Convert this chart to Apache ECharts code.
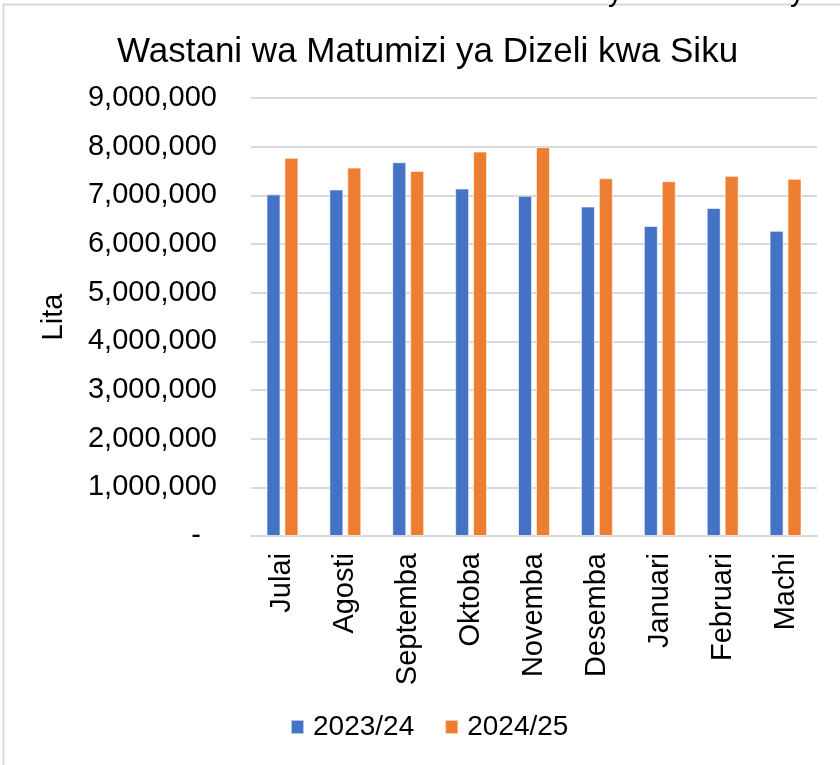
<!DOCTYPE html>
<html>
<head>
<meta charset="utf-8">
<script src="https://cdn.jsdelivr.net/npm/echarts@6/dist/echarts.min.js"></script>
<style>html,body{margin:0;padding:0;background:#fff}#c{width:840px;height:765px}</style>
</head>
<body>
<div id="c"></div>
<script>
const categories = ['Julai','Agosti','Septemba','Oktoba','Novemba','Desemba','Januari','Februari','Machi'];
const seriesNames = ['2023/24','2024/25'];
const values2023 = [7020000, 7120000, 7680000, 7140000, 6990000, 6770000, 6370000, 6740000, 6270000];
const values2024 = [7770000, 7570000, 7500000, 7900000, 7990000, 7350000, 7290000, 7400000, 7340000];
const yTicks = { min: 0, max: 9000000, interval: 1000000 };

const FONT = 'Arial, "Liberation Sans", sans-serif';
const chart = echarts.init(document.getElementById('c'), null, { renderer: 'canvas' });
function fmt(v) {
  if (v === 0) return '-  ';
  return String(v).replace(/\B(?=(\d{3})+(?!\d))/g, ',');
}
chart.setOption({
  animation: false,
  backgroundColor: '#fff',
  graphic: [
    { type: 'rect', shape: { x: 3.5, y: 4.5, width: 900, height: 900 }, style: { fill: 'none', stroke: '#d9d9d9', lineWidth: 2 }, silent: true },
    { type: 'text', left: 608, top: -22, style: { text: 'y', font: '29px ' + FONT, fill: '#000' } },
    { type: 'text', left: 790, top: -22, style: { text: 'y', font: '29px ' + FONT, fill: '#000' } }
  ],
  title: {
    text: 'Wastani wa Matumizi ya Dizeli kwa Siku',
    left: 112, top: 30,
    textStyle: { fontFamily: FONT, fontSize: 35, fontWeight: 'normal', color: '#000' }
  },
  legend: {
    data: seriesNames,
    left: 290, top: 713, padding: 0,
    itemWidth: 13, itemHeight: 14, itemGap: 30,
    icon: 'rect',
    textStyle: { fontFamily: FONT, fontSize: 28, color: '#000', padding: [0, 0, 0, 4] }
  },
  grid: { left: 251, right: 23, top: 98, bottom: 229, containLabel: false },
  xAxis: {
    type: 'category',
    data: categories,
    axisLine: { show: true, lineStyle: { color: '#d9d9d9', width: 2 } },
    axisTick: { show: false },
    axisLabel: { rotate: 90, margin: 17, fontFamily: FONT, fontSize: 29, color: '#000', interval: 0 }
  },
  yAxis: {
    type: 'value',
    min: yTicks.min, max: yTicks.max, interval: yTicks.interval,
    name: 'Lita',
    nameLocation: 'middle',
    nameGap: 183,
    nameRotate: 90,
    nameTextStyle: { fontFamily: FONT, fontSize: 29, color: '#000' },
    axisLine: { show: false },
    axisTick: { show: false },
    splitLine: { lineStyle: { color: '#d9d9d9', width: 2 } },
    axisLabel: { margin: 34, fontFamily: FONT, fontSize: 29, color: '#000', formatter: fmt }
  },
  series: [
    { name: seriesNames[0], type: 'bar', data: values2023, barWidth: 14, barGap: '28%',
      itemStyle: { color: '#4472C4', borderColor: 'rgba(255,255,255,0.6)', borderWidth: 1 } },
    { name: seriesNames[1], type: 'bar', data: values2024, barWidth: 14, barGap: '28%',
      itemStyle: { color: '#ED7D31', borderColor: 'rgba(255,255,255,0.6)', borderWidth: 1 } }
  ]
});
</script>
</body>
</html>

----------------------------------------

Without the pictures, retype the whole of the material above exactly.

Solution for this task -
Convert this chart to Apache ECharts code.
<!DOCTYPE html>
<html>
<head>
<meta charset="utf-8">
<script src="https://cdn.jsdelivr.net/npm/echarts@6/dist/echarts.min.js"></script>
<style>html,body{margin:0;padding:0;background:#fff}#c{width:840px;height:765px}</style>
</head>
<body>
<div id="c"></div>
<script>
const categories = ['Julai','Agosti','Septemba','Oktoba','Novemba','Desemba','Januari','Februari','Machi'];
const seriesNames = ['2023/24','2024/25'];
const values2023 = [7020000, 7120000, 7680000, 7140000, 6990000, 6770000, 6370000, 6740000, 6270000];
const values2024 = [7770000, 7570000, 7500000, 7900000, 7990000, 7350000, 7290000, 7400000, 7340000];
const yTicks = { min: 0, max: 9000000, interval: 1000000 };

const FONT = 'Arial, "Liberation Sans", sans-serif';
const chart = echarts.init(document.getElementById('c'), null, { renderer: 'canvas' });
function fmt(v) {
  if (v === 0) return '-  ';
  return String(v).replace(/\B(?=(\d{3})+(?!\d))/g, ',');
}
chart.setOption({
  animation: false,
  backgroundColor: '#fff',
  graphic: [
    { type: 'rect', shape: { x: 3.5, y: 4.5, width: 900, height: 900 }, style: { fill: 'none', stroke: '#d9d9d9', lineWidth: 2 }, silent: true },
    { type: 'text', left: 608, top: -22, style: { text: 'y', font: '29px ' + FONT, fill: '#000' } },
    { type: 'text', left: 790, top: -22, style: { text: 'y', font: '29px ' + FONT, fill: '#000' } }
  ],
  title: {
    text: 'Wastani wa Matumizi ya Dizeli kwa Siku',
    left: 112, top: 30,
    textStyle: { fontFamily: FONT, fontSize: 35, fontWeight: 'normal', color: '#000' }
  },
  legend: {
    data: seriesNames,
    left: 290, top: 713, padding: 0,
    itemWidth: 13, itemHeight: 14, itemGap: 30,
    icon: 'rect',
    textStyle: { fontFamily: FONT, fontSize: 28, color: '#000', padding: [0, 0, 0, 4] }
  },
  grid: { left: 251, right: 23, top: 98, bottom: 229, containLabel: false },
  xAxis: {
    type: 'category',
    data: categories,
    axisLine: { show: true, lineStyle: { color: '#d9d9d9', width: 2 } },
    axisTick: { show: false },
    axisLabel: { rotate: 90, margin: 17, fontFamily: FONT, fontSize: 29, color: '#000', interval: 0 }
  },
  yAxis: {
    type: 'value',
    min: yTicks.min, max: yTicks.max, interval: yTicks.interval,
    name: 'Lita',
    nameLocation: 'middle',
    nameGap: 183,
    nameRotate: 90,
    nameTextStyle: { fontFamily: FONT, fontSize: 29, color: '#000' },
    axisLine: { show: false },
    axisTick: { show: false },
    splitLine: { lineStyle: { color: '#d9d9d9', width: 2 } },
    axisLabel: { margin: 34, fontFamily: FONT, fontSize: 29, color: '#000', formatter: fmt }
  },
  series: [
    { name: seriesNames[0], type: 'bar', data: values2023, barWidth: 14, barGap: '28%',
      itemStyle: { color: '#4472C4', borderColor: 'rgba(255,255,255,0.6)', borderWidth: 1 } },
    { name: seriesNames[1], type: 'bar', data: values2024, barWidth: 14, barGap: '28%',
      itemStyle: { color: '#ED7D31', borderColor: 'rgba(255,255,255,0.6)', borderWidth: 1 } }
  ]
});
</script>
</body>
</html>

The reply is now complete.